Capital punishment is not moral justice

Courtesy of Wikimedia Commons | The Tree of Life shooting is deadliest attack on the Jewish community in American history.

Eliyahu Gasson | Staff Writer

In my last article for the Duke about Robert Bowers, “Combating Hate with Mercy,” I thought using the death penalty in this case, as well as any other case, was immoral. With Bowers set to be killed by the federal government, I can confidently say that I still hold this belief.

We, as a country, do not value mercy enough. We like to assume that we know when it is okay to kill another person.

Bowers is no longer an immediate threat to anyone. He’s behind bars, where he cannot do what he did in 2018 ever again. The jurors in this case, as well as supporters of the verdict, are claiming, whether they like it or not, that killing in the name of vengeance is acceptable.

Please, don’t misunderstand me, I hate Bowers. He attacked my community. I hope he thinks about the damage he caused to the victims and families of the victims who were praying that Shabbat morning.

As evil as I think Bowers is, I would not want anyone to go through the experience of living on death row.

For the next decade or so, Bowers will suffer severe mental anguish as he waits for his turn to die. He will find himself paralyzed by the pancuronium bromide used to keep him from expressing the pain induced by the potassium chloride. Fire will set to his veins before it stops his heart. He will be given a sedative, midazolam, however the chance that it eases the pain is questionable at best.

None of that sounds like justice to me.

I understand the want to prolong the suffering of Bowers. I think it is only natural for us to feel this way toward people like Bower who kill innocent people based on lies.

We saw Bowers hunt down innocent worshipers in a place they felt the most safe in, in what is the most deadly attack on the Jewish community in the history of the United States.

He has done irreparable harm to my community, which is still mourning this tragedy.

I want to see him face the consequences of his actions, but I don’t think being tortured and killed by the government is a fair consequence.
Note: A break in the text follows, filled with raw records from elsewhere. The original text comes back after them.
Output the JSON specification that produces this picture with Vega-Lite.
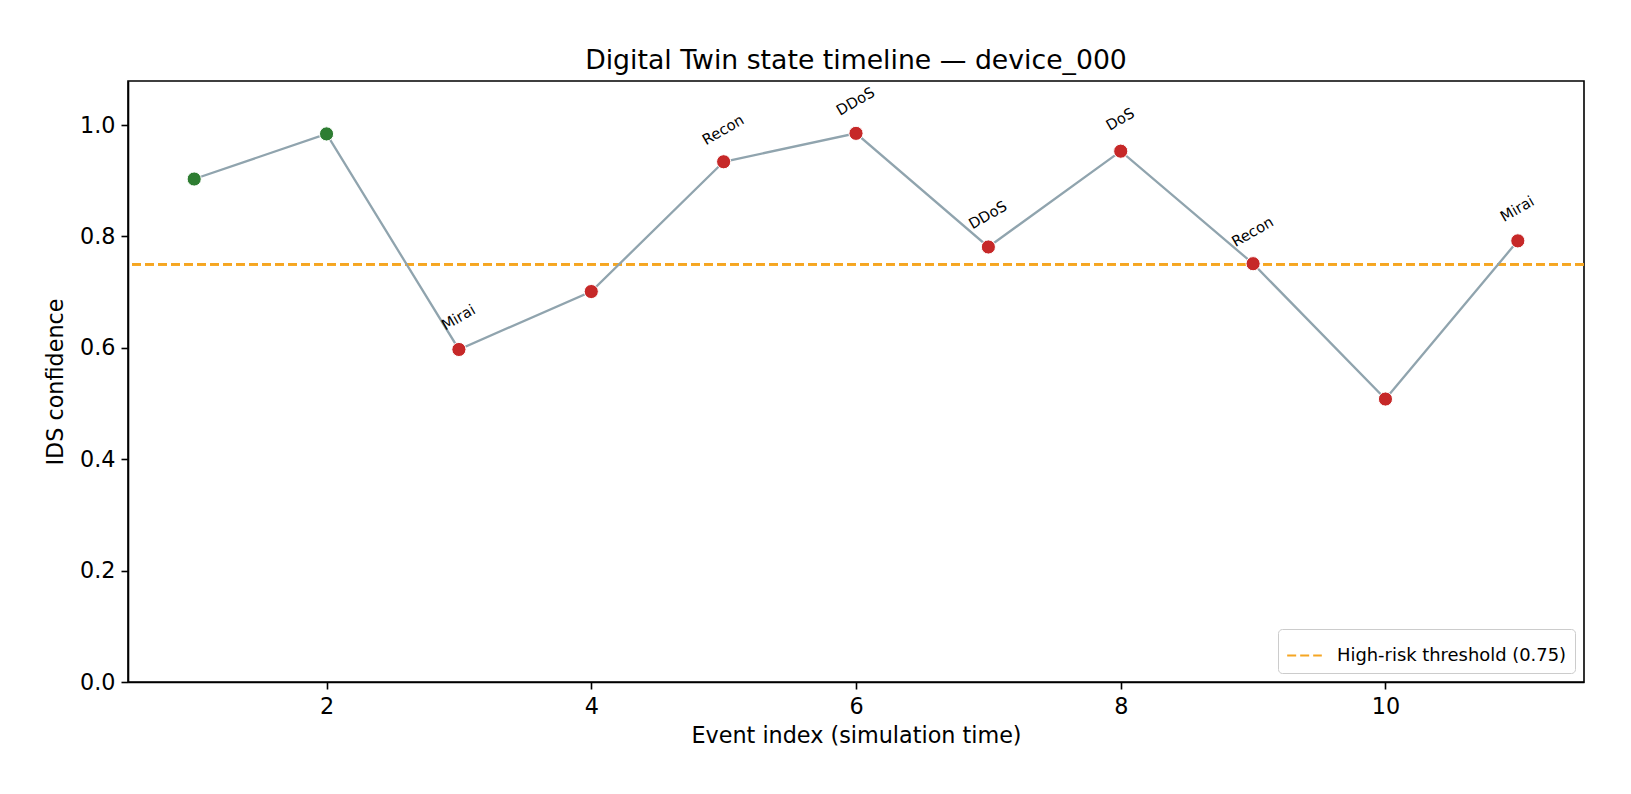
{
  "$schema": "https://vega.github.io/schema/vega-lite/v6.json",
  "width": 1456,
  "height": 601,
  "autosize": {"type": "none"},
  "padding": {"left": 128, "top": 81, "right": 47, "bottom": 112},
  "background": "white",
  "title": {
    "text": "Digital Twin state timeline — device_000",
    "font": "DejaVu Sans",
    "fontSize": 26.7,
    "fontWeight": "normal",
    "color": "#000",
    "anchor": "middle",
    "baseline": "bottom",
    "offset": 8,
    "dy": 29
  },
  "data": {
    "values": [
      {"step": 1, "confidence": 0.903, "state": "benign", "attack": null},
      {"step": 2, "confidence": 0.984, "state": "benign", "attack": null},
      {"step": 3, "confidence": 0.597, "state": "attack", "attack": "Mirai"},
      {"step": 4, "confidence": 0.701, "state": "attack", "attack": null},
      {"step": 5, "confidence": 0.934, "state": "attack", "attack": "Recon"},
      {"step": 6, "confidence": 0.985, "state": "attack", "attack": "DDoS"},
      {"step": 7, "confidence": 0.781, "state": "attack", "attack": "DDoS"},
      {"step": 8, "confidence": 0.953, "state": "attack", "attack": "DoS"},
      {"step": 9, "confidence": 0.751, "state": "attack", "attack": "Recon"},
      {"step": 10, "confidence": 0.508, "state": "attack", "attack": null},
      {"step": 11, "confidence": 0.792, "state": "attack", "attack": "Mirai"}
    ]
  },
  "encoding": {
    "x": {
      "field": "step",
      "type": "quantitative",
      "title": "Event index (simulation time)",
      "scale": {"domain": [0.5, 11.5], "nice": false, "zero": false},
      "axis": {"values": [2, 4, 6, 8, 10], "format": "d"}
    },
    "y": {
      "field": "confidence",
      "type": "quantitative",
      "title": "IDS confidence",
      "scale": {"domain": [0, 1.079], "nice": false},
      "axis": {"values": [0, 0.2, 0.4, 0.6, 0.8, 1.0], "format": ".1f"}
    }
  },
  "layer": [
    {
      "mark": {"type": "rule", "strokeWidth": 2, "strokeDash": [9, 4]},
      "encoding": {
        "x": null,
        "y": {"datum": 0.75, "type": "quantitative"},
        "stroke": {
          "datum": "High-risk threshold (0.75)",
          "type": "nominal",
          "scale": {"range": ["#f5a623"]},
          "legend": {
            "title": null,
            "orient": "bottom-right",
            "offset": 9,
            "fillColor": "white",
            "strokeColor": "#cccccc",
            "cornerRadius": 4,
            "padding": 8,
            "labelFont": "DejaVu Sans",
            "labelFontSize": 17.9,
            "labelColor": "#000",
            "labelLimit": 0,
            "labelOffset": 14,
            "symbolType": "stroke",
            "symbolSize": 1200,
            "symbolStrokeWidth": 2,
            "symbolDash": [9, 4],
            "symbolStrokeColor": "#f5a623"
          }
        }
      }
    },
    {
      "mark": {"type": "line", "color": "#90a4ae", "strokeWidth": 2.3}
    },
    {
      "mark": {"type": "circle", "size": 200, "opacity": 1, "stroke": "white", "strokeWidth": 1},
      "encoding": {
        "fill": {
          "field": "state",
          "type": "nominal",
          "scale": {"domain": ["benign", "attack"], "range": ["#2e7d32", "#c62828"]},
          "legend": null
        }
      }
    },
    {
      "transform": [{"filter": "datum.attack != null"}],
      "mark": {
        "type": "text",
        "font": "DejaVu Sans",
        "fontSize": 14.8,
        "color": "#000",
        "angle": -30,
        "align": "center",
        "baseline": "middle",
        "dx": 15.5,
        "dy": -27
      },
      "encoding": {"text": {"field": "attack", "type": "nominal"}}
    }
  ],
  "config": {
    "view": {"stroke": "#000", "strokeWidth": 1.6},
    "axis": {
      "grid": false,
      "domainColor": "#000",
      "domainWidth": 1.6,
      "tickColor": "#000",
      "tickWidth": 1.6,
      "tickSize": 7,
      "labelFont": "DejaVu Sans",
      "labelFontSize": 22.3,
      "labelColor": "#000",
      "labelPadding": 6,
      "titleFont": "DejaVu Sans",
      "titleFontSize": 22.3,
      "titleFontWeight": "normal",
      "titleColor": "#000"
    },
    "axisX": {"titlePadding": 7},
    "axisY": {"titlePadding": 12}
  }
}
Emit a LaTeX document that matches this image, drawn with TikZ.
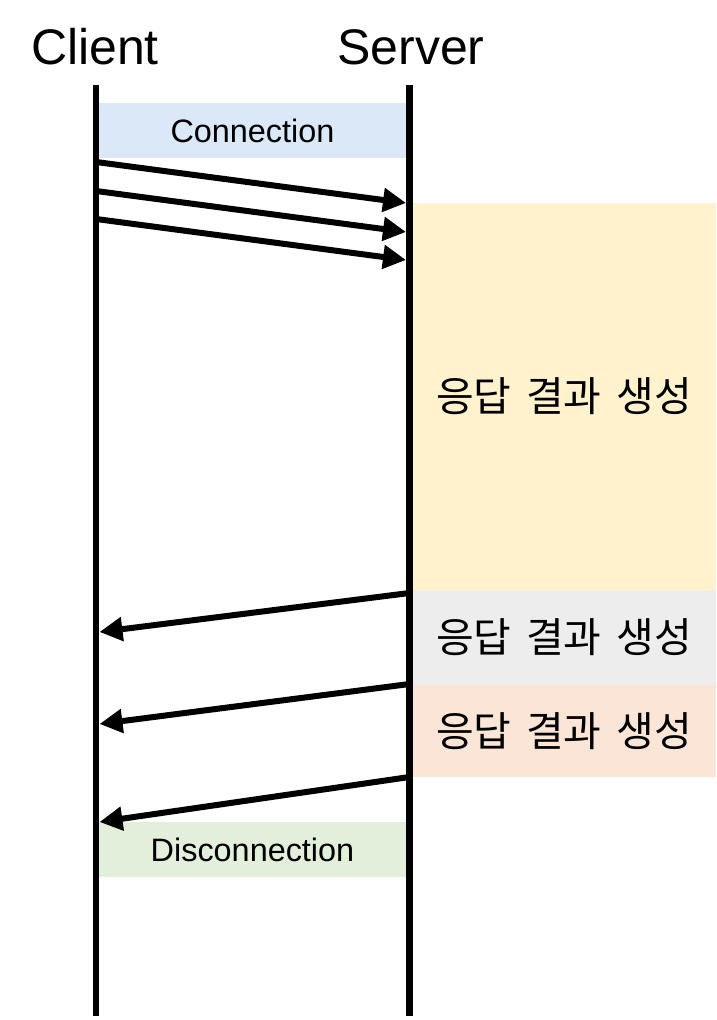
\documentclass[tikz,border=0pt]{standalone}
\usepackage{fontspec}
\setmainfont{Liberation Sans}
\newfontfamily\krfont{Noto Sans CJK KR}[WordSpace=1.6]
\usetikzlibrary{arrows.meta,positioning}
\definecolor{ConnBlue}{RGB}{218,232,248}
\definecolor{GenYellow}{RGB}{255,242,204}
\definecolor{GenGray}{RGB}{237,237,237}
\definecolor{GenPeach}{RGB}{251,229,214}
\definecolor{DiscGreen}{RGB}{226,239,218}

\begin{document}
\begin{tikzpicture}[x=0.5pt,y=-0.5pt,
    actor/.style={font=\fontsize{25}{30}\selectfont},
    phase/.style={anchor=north west, inner sep=0pt, outer sep=0pt, minimum width=153.5pt, minimum height=27.5pt, font=\fontsize{16.2}{19}\selectfont},
    work/.style={anchor=north west, inner sep=0pt, outer sep=0pt, minimum width=152pt, font=\krfont\fontsize{20.5}{24}\selectfont},
    lifeline/.style={line width=3.3pt},
    msg/.style={line width=3pt, -{Triangle[length=11.5pt,width=11.5pt]}}]
    \useasboundingbox (0,0) rectangle (716,1020);
    % Actors
    \node[actor] (client) at (95,47) {Client};
    \node[actor] (server) at (411,47) {Server};
    % Phases
    \node[phase, fill=ConnBlue] (conn) at (99,103) {Connection};
    \node[phase, fill=DiscGreen] (disc) at (99,822) {Disconnection};
    % Response generation
    \node[work, fill=GenYellow, minimum height=193.5pt] (gen1) at (412,203) {응답 결과 생성};
    \node[work, fill=GenGray, minimum height=47.5pt] (gen2) at (412,590) {응답 결과 생성};
    \node[work, fill=GenPeach, minimum height=46pt] (gen3) at (412,685) {응답 결과 생성};
    % Lifelines
    \coordinate (ctop) at (96,85);
    \coordinate (cbot) at (96,1016);
    \coordinate (stop) at (409.5,85);
    \coordinate (sbot) at (409.5,1016);
    \draw[lifeline] (ctop) -- (cbot);
    \draw[lifeline] (stop) -- (sbot);
    % Requests
    \foreach \i/\y in {1/162,2/191,3/219} {
        \coordinate (req\i) at (96,\y);
        \coordinate (rcv\i) at (406,\y+41);
        \draw[msg] (req\i) -- (rcv\i);
    }
    % Responses
    \foreach \i/\y/\z in {1/593/632,2/684/724,3/777/822} {
        \coordinate (res\i) at (409.5,\y);
        \coordinate (got\i) at (99.5,\z);
        \draw[msg] (res\i) -- (got\i);
    }
\end{tikzpicture}
\end{document}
If what you really want is to mercilessly punish Bowers, wouldn’t living out the rest of his natural life to ruminate on what he has done be more effective? Our justice system is wrong for willingly not giving the perpetrator the rest of their life to maul over the damage they left.

There are some people I know who believe that the death penalty’s usefulness outweighs the questionable morals behind it. They argue that by using the death penalty, we are creating a deterrent for future criminals. This is not verifiable, however. There is no credible evidence that killing prisoners is a better deterrent for crime than long-term imprisonment.

Don’t you think we would have fewer massacres like we did in Squirrel Hill if the death penalty was an ample deterrent?

Bowers likely knew shooting up a synagogue would end with him in custody or dead. The same is true for the man who attacked Muslim worshipers in Christchurch, New Zealand, and for Dylann Roof, who shot up a Black church in Charleston, South Carolina. The people who commit such heinous crimes are not rational actors.

Deterrence does not work on irrational people who cannot figure out what is best for themselves and think that all their problems stem from some minority group or another.

Our justice system is irrational for thinking that killing criminals is an effective deterrent for future mass murderers. The death penalty being upheld in this case serves as an indictment of American justice.

Our country is acting irrationally by continuing to dole out death sentences. Our nation needs to begin thinking rationally — we need to be better than Bowers.